> Sorry where are we seeing that it failed?

Try it yourself.

I've been using claude to make a project over the last few weeks. Its written ~70k LOC to solve a complex problem. I've found that it can get surprisingly far in a 1-shot, but about 90% of the work I've had it do (measured in time and tokens) is cleaning up the junk it outputs in its first pass. I'm finding my claude sessions have a rhythm like this:

1. Plan and implement some new feature.

2. Perform a code review of what you just did. Fix obvious problems. Flag bugs, issues, poor factoring, messy abstractions, etc. Make a prioritised list of things to fix (then fix them).

3. (Later) fixes:

- Write tests for the code you wrote and fix the bugs you find.

- Run the code through memory leak checks, and fix bugs.

- Do a performance analysis using benchmarks and profiling tools, and make any high priority performance improvements.

- Read the whole program, looking for ways in which the code you've just written could fit in better with the rest of the program. Fix any issues.

- In directory X is the full documentation for the library you're using. Reread it then review the code you wrote. Are there better ways we could make use of the library?

And so on.

Claude's 1-shot output is often usable, but its consistently chock full of problems. Bugs. Memory leaks. Bad factoring. Too many globals. Poor use of surrounding code. And so on. Its able to fix many of these problems itself if you prompt it right. (Though even then the code is often still pretty bad in many ways that seem obvious to me).

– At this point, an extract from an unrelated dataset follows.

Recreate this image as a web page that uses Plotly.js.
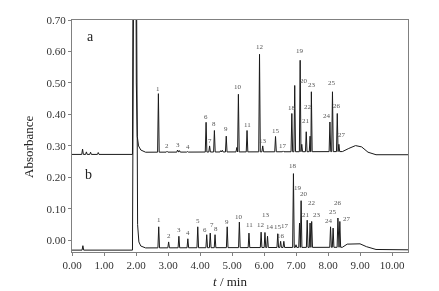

At the moment I think I'm spending tokens at about a 1:9 ratio of feature work to polish. Maybe its 1-shot output is good enough quality for you. To me its unacceptable. Maybe a few models down the line. But its not there yet.

The ratio is an interesting way of thinking about it. I wonder how this compares to other SWEs at various levels of experience, replacing tokens for person-hours.